# STORED DATA start

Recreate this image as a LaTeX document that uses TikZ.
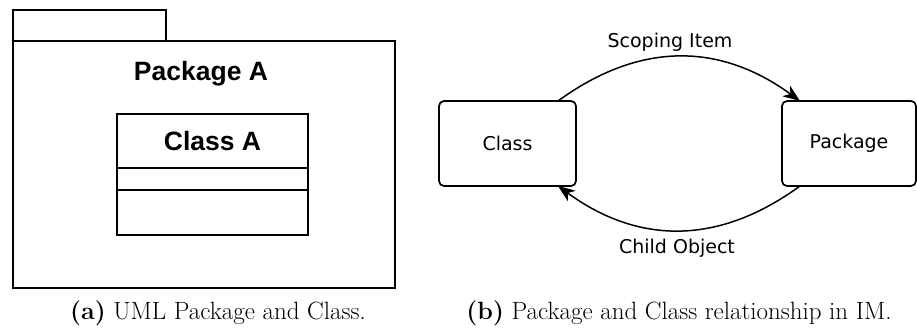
\documentclass[tikz,border=0pt]{standalone}
\usepackage{fontspec}
\newfontfamily\umlfont{Liberation Sans}
\newfontfamily\imfont{DejaVu Sans}
\usetikzlibrary{arrows.meta}
\tikzset{
  umlbox/.style={draw, line width=2.6pt, rectangle, anchor=north west, inner sep=0pt, outer sep=0pt},
  imbox/.style={draw, line width=1.7pt, rectangle, rounded corners=5pt, inner sep=0pt, outer sep=0pt, font=\imfont\fontsize{19}{22}\selectfont},
  umltitle/.style={font=\umlfont\bfseries\fontsize{26.5}{30}\selectfont, inner sep=0pt},
  imlabel/.style={font=\imfont\fontsize{19}{22}\selectfont, inner sep=0pt},
  caption/.style={font=\fontsize{25}{29}\selectfont, inner sep=0pt},
  rel/.style={line width=1.5pt, -{Stealth[length=17pt,width=13pt,inset=5pt]}}
}
\begin{document}
\begin{tikzpicture}[x=1pt,y=-1pt]
\useasboundingbox (0,0) rectangle (917,329);
% (a) UML package
\node[umlbox, minimum width=153pt, minimum height=31pt] (tab) at (13,10) {};
\node[umlbox, minimum width=382pt, minimum height=247pt] (body) at (13,41) {};
\node[umltitle] (ptitle) at (201,74) {Package A};
\node[umlbox, minimum width=191pt, minimum height=54pt] (chead) at (117,114) {};
\node[umlbox, minimum width=191pt, minimum height=22pt] (cattr) at (117,168) {};
\node[umlbox, minimum width=191pt, minimum height=45pt] (cops) at (117,190) {};
\node[umltitle] (ctitle) at (chead.center) {Class A};
\node[caption] (capa) at (218,313) {\textbf{(a)} UML Package and Class.};
% (b) IM relationship
\node[imbox, minimum width=137pt, minimum height=85pt] (cls) at (507.5,143.5) {Class};
\node[imbox, minimum width=134pt, minimum height=85pt] (pkg) at (849,143.5) {Package};
\draw[rel] ([xshift=-18pt]cls.north east) .. controls ([xshift=63pt,yshift=59pt]cls.north east) and ([xshift=-63pt,yshift=59pt]pkg.north west) .. ([xshift=18pt]pkg.north west);
\draw[rel] ([xshift=18pt]pkg.south west) .. controls ([xshift=-63pt,yshift=-59pt]pkg.south west) and ([xshift=63pt,yshift=-59pt]cls.south east) .. ([xshift=-18pt]cls.south east);
\node[imlabel] (lscope) at (670,42) {Scoping Item};
\node[imlabel] (lchild) at (677,248) {Child Object};
\node[caption] (capb) at (679,313) {\textbf{(b)} Package and Class relationship in IM.};
\end{tikzpicture}
\end{document}
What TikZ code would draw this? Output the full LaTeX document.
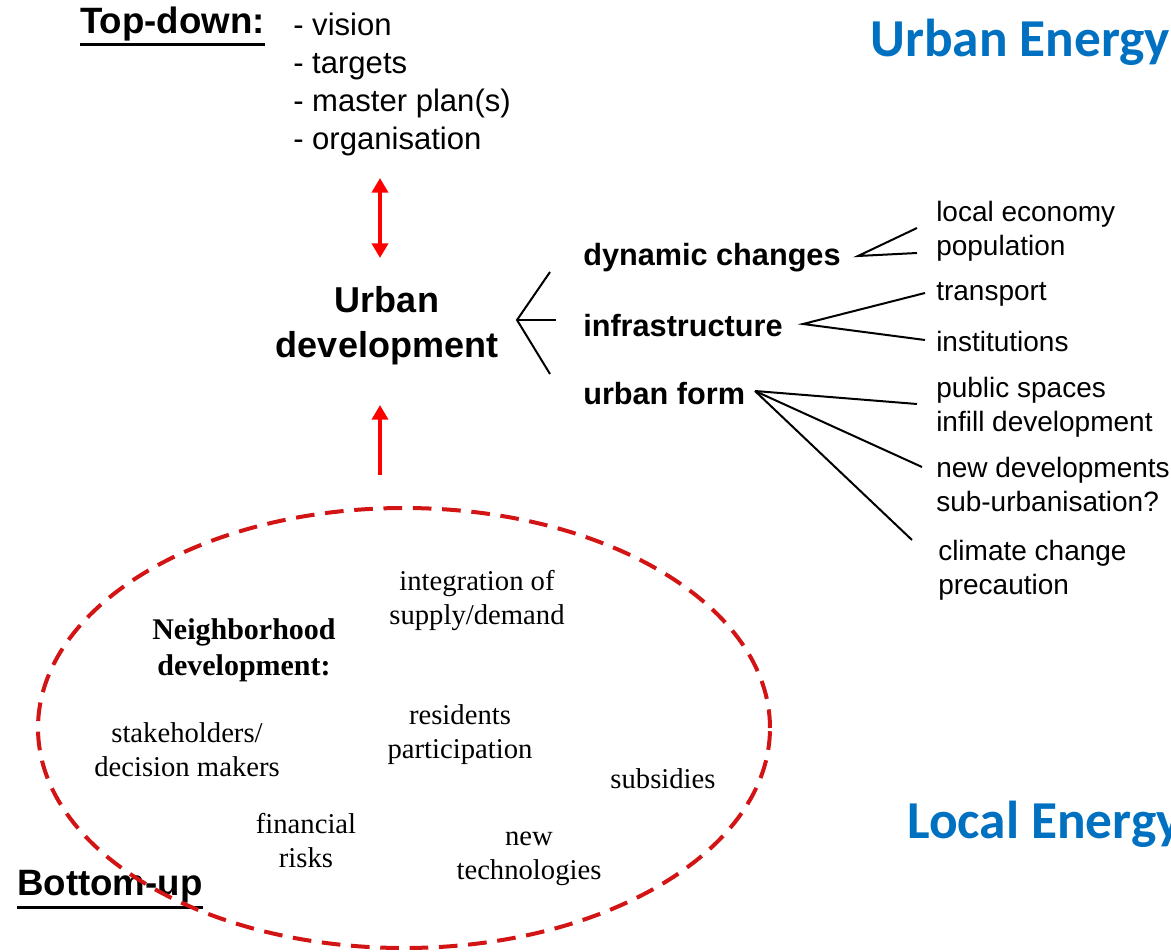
\documentclass[tikz,border=0pt]{standalone}
\usepackage{fontspec}
\setmainfont{Liberation Serif}
\newfontfamily\arialf{Liberation Sans}
\newfontfamily\calibf{Carlito}
\usetikzlibrary{arrows.meta,shapes.geometric}
\definecolor{ublue}{RGB}{0,112,192}
\definecolor{dred}{RGB}{210,20,20}
\begin{document}
\begin{tikzpicture}[x=0.75pt,y=-0.75pt,
  sitem/.style={font=\arialf\fontsize{21}{25.5}\selectfont, anchor=west, inner sep=0pt, align=left},
  tlist/.style={font=\arialf\fontsize{23.3}{28.5}\selectfont, anchor=west, inner sep=0pt, align=left},
  bitem/.style={font=\arialf\bfseries\fontsize{23}{28}\selectfont, anchor=west, inner sep=0pt},
  udtext/.style={font=\arialf\bfseries\fontsize{27}{34}\selectfont, align=center, inner sep=0pt},
  headtext/.style={font=\arialf\bfseries\fontsize{27.5}{30}\selectfont, anchor=west, inner sep=0pt},
  sertext/.style={font=\fontsize{21.5}{25.5}\selectfont, align=center, inner sep=0pt},
  serbold/.style={font=\bfseries\fontsize{22.5}{27}\selectfont, align=center, inner sep=0pt},
  bluetext/.style={font=\calibf\bfseries\fontsize{40}{44}\selectfont, text=ublue, anchor=west, inner sep=0pt},
  link/.style={line width=1.5pt, draw=black},
  redarrow/.style={draw=red, line width=3pt, -{Triangle[width=12pt,length=11pt]}},
  redboth/.style={draw=red, line width=3pt, {Triangle[width=12pt,length=11pt]}-{Triangle[width=12pt,length=11pt]}},
  uline/.style={line width=2.4pt, draw=black}
]
\path[use as bounding box] (0,0) rectangle (1171,952);
\clip (0,0) rectangle (1171,952);

% headings
\node[headtext] (td) at (80,24) {Top-down:};
\draw[uline] ([yshift=-2.5pt]td.south west) -- ([yshift=-2.5pt]td.south east);
\node[tlist] (tl) at (293,84) {- vision\\- targets\\- master plan(s)\\- organisation};

\node[headtext] (bu) at (17,887) {Bottom-up};
\draw[uline] ([yshift=-3pt]bu.south west) -- ([yshift=-3pt]bu.south east);

% blue titles
\node[bluetext] (ue) at (870,42) {Urban Energy};
\node[bluetext] (le) at (907,824) {Local Energy};

% centre
\node[udtext] (ud) at (387,326) {Urban\\development};

% red arrows
\coordinate (a1) at (380,178);
\coordinate (a2) at (380,258);
\coordinate (a3) at (380,475);
\coordinate (a4) at (380,405);
\draw[redboth] (a1) -- (a2);
\draw[redarrow] (a3) -- (a4);

% branch level 1
\node[bitem] (dc) at (583,258) {dynamic changes};
\node[bitem] (inf) at (583,326) {infrastructure};
\node[bitem] (uf) at (583,394) {urban form};

\coordinate (v0) at (517,320);
\coordinate (e1) at (550,272);
\coordinate (e2) at (556,320);
\coordinate (e3) at (550,374);
\draw[link] (e1) -- (v0) -- (e3);
\draw[link] (v0) -- (e2);

% right items
\node[sitem] (r1) at (936,231) {local economy\\population};
\node[sitem] (r2) at (936,294) {transport};
\node[sitem] (r3) at (936,341) {institutions};
\node[sitem] (r4) at (936,407) {public spaces\\infill development};
\node[sitem] (r5) at (936,484) {new developments\\sub-urbanisation?};
\node[sitem] (r6) at (938,570) {climate change\\precaution};

% fans
\coordinate (dv) at (858,256);
\coordinate (d1) at (917,228);
\coordinate (d2) at (917,253);
\draw[link] (d1) -- (dv) -- (d2);

\coordinate (iv) at (803,324);
\coordinate (i1) at (925,293);
\coordinate (i2) at (925,340);
\draw[link] (i1) -- (iv) -- (i2);

\coordinate (uv) at (755,391);
\coordinate (u1) at (917,404);
\coordinate (u2) at (922,467);
\coordinate (u3) at (912,540);
\draw[link] (uv) -- (u1);
\draw[link] (uv) -- (u2);
\draw[link] (uv) -- (u3);

% neighbourhood ellipse
\node[draw=dred, line width=3pt, dash pattern=on 14pt off 8pt, ellipse, inner sep=0pt,
      minimum width=549pt, minimum height=330pt] (nb) at (404,728) {};

\node[sertext] (n1) at (477,600) {integration of\\supply/demand};
\node[serbold] (n2) at (244,650) {Neighborhood\\development:};
\node[sertext] (n3) at (460,735) {residents\\participation};
\node[sertext] (n4) at (187,750) {stakeholders/\\decision makers};
\node[sertext] (n5) at (663,779) {subsidies};
\node[sertext] (n6) at (306,841) {financial\\risks};
\node[sertext] (n7) at (529,859) {new\\technologies};
\end{tikzpicture}
\end{document}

# STORED DATA end

**THE EXERCISE**
Reproduce each line exactly as it appears, omitting the pictures.

**SOLVED EXERCISE**
Recreate this image as a LaTeX document that uses TikZ.
\documentclass[tikz,border=0pt]{standalone}
\usepackage{fontspec}
\newfontfamily\umlfont{Liberation Sans}
\newfontfamily\imfont{DejaVu Sans}
\usetikzlibrary{arrows.meta}
\tikzset{
  umlbox/.style={draw, line width=2.6pt, rectangle, anchor=north west, inner sep=0pt, outer sep=0pt},
  imbox/.style={draw, line width=1.7pt, rectangle, rounded corners=5pt, inner sep=0pt, outer sep=0pt, font=\imfont\fontsize{19}{22}\selectfont},
  umltitle/.style={font=\umlfont\bfseries\fontsize{26.5}{30}\selectfont, inner sep=0pt},
  imlabel/.style={font=\imfont\fontsize{19}{22}\selectfont, inner sep=0pt},
  caption/.style={font=\fontsize{25}{29}\selectfont, inner sep=0pt},
  rel/.style={line width=1.5pt, -{Stealth[length=17pt,width=13pt,inset=5pt]}}
}
\begin{document}
\begin{tikzpicture}[x=1pt,y=-1pt]
\useasboundingbox (0,0) rectangle (917,329);
% (a) UML package
\node[umlbox, minimum width=153pt, minimum height=31pt] (tab) at (13,10) {};
\node[umlbox, minimum width=382pt, minimum height=247pt] (body) at (13,41) {};
\node[umltitle] (ptitle) at (201,74) {Package A};
\node[umlbox, minimum width=191pt, minimum height=54pt] (chead) at (117,114) {};
\node[umlbox, minimum width=191pt, minimum height=22pt] (cattr) at (117,168) {};
\node[umlbox, minimum width=191pt, minimum height=45pt] (cops) at (117,190) {};
\node[umltitle] (ctitle) at (chead.center) {Class A};
\node[caption] (capa) at (218,313) {\textbf{(a)} UML Package and Class.};
% (b) IM relationship
\node[imbox, minimum width=137pt, minimum height=85pt] (cls) at (507.5,143.5) {Class};
\node[imbox, minimum width=134pt, minimum height=85pt] (pkg) at (849,143.5) {Package};
\draw[rel] ([xshift=-18pt]cls.north east) .. controls ([xshift=63pt,yshift=59pt]cls.north east) and ([xshift=-63pt,yshift=59pt]pkg.north west) .. ([xshift=18pt]pkg.north west);
\draw[rel] ([xshift=18pt]pkg.south west) .. controls ([xshift=-63pt,yshift=-59pt]pkg.south west) and ([xshift=63pt,yshift=-59pt]cls.south east) .. ([xshift=-18pt]cls.south east);
\node[imlabel] (lscope) at (670,42) {Scoping Item};
\node[imlabel] (lchild) at (677,248) {Child Object};
\node[caption] (capb) at (679,313) {\textbf{(b)} Package and Class relationship in IM.};
\end{tikzpicture}
\end{document}
What TikZ code would draw this? Output the full LaTeX document.
\documentclass[tikz,border=0pt]{standalone}
\usepackage{fontspec}
\setmainfont{Liberation Serif}
\newfontfamily\arialf{Liberation Sans}
\newfontfamily\calibf{Carlito}
\usetikzlibrary{arrows.meta,shapes.geometric}
\definecolor{ublue}{RGB}{0,112,192}
\definecolor{dred}{RGB}{210,20,20}
\begin{document}
\begin{tikzpicture}[x=0.75pt,y=-0.75pt,
  sitem/.style={font=\arialf\fontsize{21}{25.5}\selectfont, anchor=west, inner sep=0pt, align=left},
  tlist/.style={font=\arialf\fontsize{23.3}{28.5}\selectfont, anchor=west, inner sep=0pt, align=left},
  bitem/.style={font=\arialf\bfseries\fontsize{23}{28}\selectfont, anchor=west, inner sep=0pt},
  udtext/.style={font=\arialf\bfseries\fontsize{27}{34}\selectfont, align=center, inner sep=0pt},
  headtext/.style={font=\arialf\bfseries\fontsize{27.5}{30}\selectfont, anchor=west, inner sep=0pt},
  sertext/.style={font=\fontsize{21.5}{25.5}\selectfont, align=center, inner sep=0pt},
  serbold/.style={font=\bfseries\fontsize{22.5}{27}\selectfont, align=center, inner sep=0pt},
  bluetext/.style={font=\calibf\bfseries\fontsize{40}{44}\selectfont, text=ublue, anchor=west, inner sep=0pt},
  link/.style={line width=1.5pt, draw=black},
  redarrow/.style={draw=red, line width=3pt, -{Triangle[width=12pt,length=11pt]}},
  redboth/.style={draw=red, line width=3pt, {Triangle[width=12pt,length=11pt]}-{Triangle[width=12pt,length=11pt]}},
  uline/.style={line width=2.4pt, draw=black}
]
\path[use as bounding box] (0,0) rectangle (1171,952);
\clip (0,0) rectangle (1171,952);

% headings
\node[headtext] (td) at (80,24) {Top-down:};
\draw[uline] ([yshift=-2.5pt]td.south west) -- ([yshift=-2.5pt]td.south east);
\node[tlist] (tl) at (293,84) {- vision\\- targets\\- master plan(s)\\- organisation};

\node[headtext] (bu) at (17,887) {Bottom-up};
\draw[uline] ([yshift=-3pt]bu.south west) -- ([yshift=-3pt]bu.south east);

% blue titles
\node[bluetext] (ue) at (870,42) {Urban Energy};
\node[bluetext] (le) at (907,824) {Local Energy};

% centre
\node[udtext] (ud) at (387,326) {Urban\\development};

% red arrows
\coordinate (a1) at (380,178);
\coordinate (a2) at (380,258);
\coordinate (a3) at (380,475);
\coordinate (a4) at (380,405);
\draw[redboth] (a1) -- (a2);
\draw[redarrow] (a3) -- (a4);

% branch level 1
\node[bitem] (dc) at (583,258) {dynamic changes};
\node[bitem] (inf) at (583,326) {infrastructure};
\node[bitem] (uf) at (583,394) {urban form};

\coordinate (v0) at (517,320);
\coordinate (e1) at (550,272);
\coordinate (e2) at (556,320);
\coordinate (e3) at (550,374);
\draw[link] (e1) -- (v0) -- (e3);
\draw[link] (v0) -- (e2);

% right items
\node[sitem] (r1) at (936,231) {local economy\\population};
\node[sitem] (r2) at (936,294) {transport};
\node[sitem] (r3) at (936,341) {institutions};
\node[sitem] (r4) at (936,407) {public spaces\\infill development};
\node[sitem] (r5) at (936,484) {new developments\\sub-urbanisation?};
\node[sitem] (r6) at (938,570) {climate change\\precaution};

% fans
\coordinate (dv) at (858,256);
\coordinate (d1) at (917,228);
\coordinate (d2) at (917,253);
\draw[link] (d1) -- (dv) -- (d2);

\coordinate (iv) at (803,324);
\coordinate (i1) at (925,293);
\coordinate (i2) at (925,340);
\draw[link] (i1) -- (iv) -- (i2);

\coordinate (uv) at (755,391);
\coordinate (u1) at (917,404);
\coordinate (u2) at (922,467);
\coordinate (u3) at (912,540);
\draw[link] (uv) -- (u1);
\draw[link] (uv) -- (u2);
\draw[link] (uv) -- (u3);

% neighbourhood ellipse
\node[draw=dred, line width=3pt, dash pattern=on 14pt off 8pt, ellipse, inner sep=0pt,
      minimum width=549pt, minimum height=330pt] (nb) at (404,728) {};

\node[sertext] (n1) at (477,600) {integration of\\supply/demand};
\node[serbold] (n2) at (244,650) {Neighborhood\\development:};
\node[sertext] (n3) at (460,735) {residents\\participation};
\node[sertext] (n4) at (187,750) {stakeholders/\\decision makers};
\node[sertext] (n5) at (663,779) {subsidies};
\node[sertext] (n6) at (306,841) {financial\\risks};
\node[sertext] (n7) at (529,859) {new\\technologies};
\end{tikzpicture}
\end{document}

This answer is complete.